The party faithful were fervent in their praise for leader Xi Jinping as they gathered on Tiananmen Square to board their buses home, but they will possibly be left with less of a sense of collective Marxist-Leninist endeavour than in previous years, having witnessed Xi, described by critics as a Confucian autocrat or a new emperor, and by ideologues as the “core” of the party, ascend to unassailable power in the world’s most populous nation.
Enshrined by this talking-shop parliament as president without term limits, as well as secretary general of the party and head of the army, Xi made ample use in his speeches of the traditional language of socialism, with references to Marx, Lenin and the founding father himself, chairman Mao.
But the message was that the true star of this year’s NPC was Xi himself, after he enshrined his autocratic authoritarian rule with the abolition of term limits and by installing his allies in key roles at the pinnacle of power.
“Xi is signalling to the country and to the rest of the world that he is now a Leninist strongman rather than head of a collective leadership. The party remains Leninist but not under a collective leadership but with a strongman at its head,” Steve Tsang, director of the Soas China Institute in London, told The Irish Times.

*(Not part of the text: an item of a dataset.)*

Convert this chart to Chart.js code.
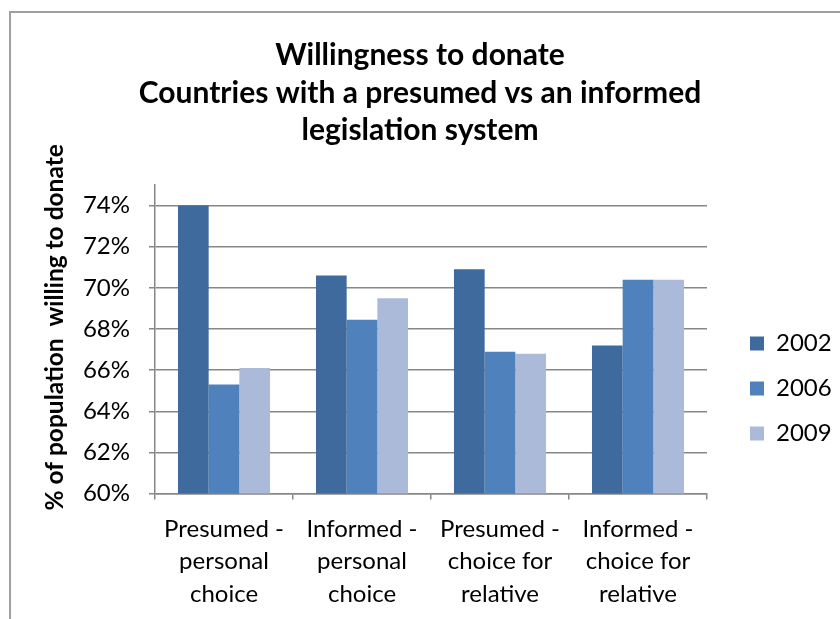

The rhetoric included a remarkable threat in his closing statement to fight “bloody battles” against China’s enemies, even though it is difficult to pinpoint who these enemies are.
Xi’s focus should be on rebalancing the economy and managing relations with the US, where a trade war is looming, but instead his real priority seems to be consolidating his control in China itself against these unspecified foes.
Everyone must embrace Xi’s vision, or at least acquiesce, and those who refuse risk being deemed China’s enemies
A key development was the introduction of a powerful new anti-corruption body called the National Supervision Commission to keep tabs on 100 million state employees.
Xi’s corruption crackdown has been the greatest achievement of the first five years of his administration. He has got rid of hundreds of thousands of unpopular, corrupt officials at local and more senior levels, as well as political rivals, such as former security czar Zhou Yongkang.
Parliament approved a new law establishing the anti-graft body that was immediately condemned by rights activists who say it could be used against anyone working for the government who challenges those in power.
“Judges, academics and personnel of state-owned enterprises could all face up to six months detention without charge or legal process, and without guaranteed access to lawyers or their families being told,” said Amnesty International’s east Asia regional director Nicholas Bequelin.
Tsang believes the next period will see Xi become even more assertive about what he says China wants. Everyone must embrace Xi’s vision, or at least acquiesce, and those who refuse risk being deemed China’s enemies.
“It also implies that anyone within the establishment in China or the party who may choose to challenge him, who epitomises the party and the Chinese people, will be deemed an enemy,” said Tsang.